O’Brien, also president of the Chapeau Agricultural Society, played a hand in forming the Harrington committee. She said the facility was in danger of shutting down around 2010 when the previous owner, the Pembroke Catholic Diocese, was going to close the hall’s doors due to a long list of needed repairs.
She said the committee was able to get grants to put a new roof on and renovate the interior of the hall, but added that even then there was no money for the pinsetter machines.
In addition to being a popular community activity, Brisard said the bowling alley accounts for about 30 per cent of the annual revenue for Harrington Hall, which hosts parties, weddings, funerals and other events.
“It’s our little gem. That’s what keeps the hall going,” he said, adding that without that money, which he said represents about 30 percent of the hall’s income, the committee would have to find other ways to keep the facility running.
The committee had also hoped to refinish the floor, which is showing signs of wear from over the years, but it will have to abandon that wish until more money can be secured.
As for the bowling league, O’Brien and Brisard are hoping to get back behind the lanes this fall. Brisard said the new pinsetters should arrive early this fall, just before the league is due to start up again.

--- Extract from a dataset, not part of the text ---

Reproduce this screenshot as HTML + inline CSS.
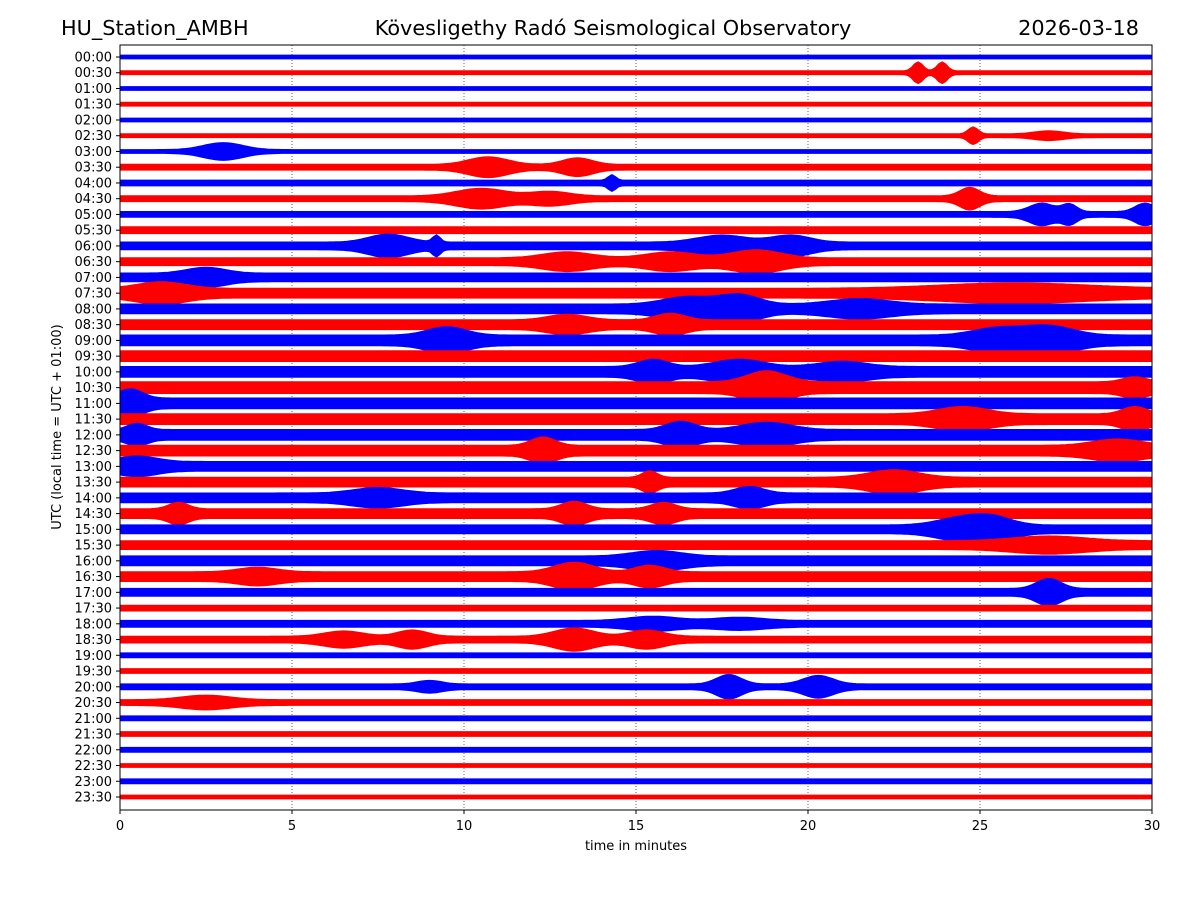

Brisard said he has been pleased with the community’s support for the project, including a donation of $5,000 from the Chapeau Lions, but said the group will still need around $32,000 for the project.
While the Municipality of L’Isle-aux-Allumettes is looking for other funding programs, Brisard expects the committee will have to raise the money itself.
“We’re very frustrated, but hopefully there’s light at the end of the tunnel,” he said.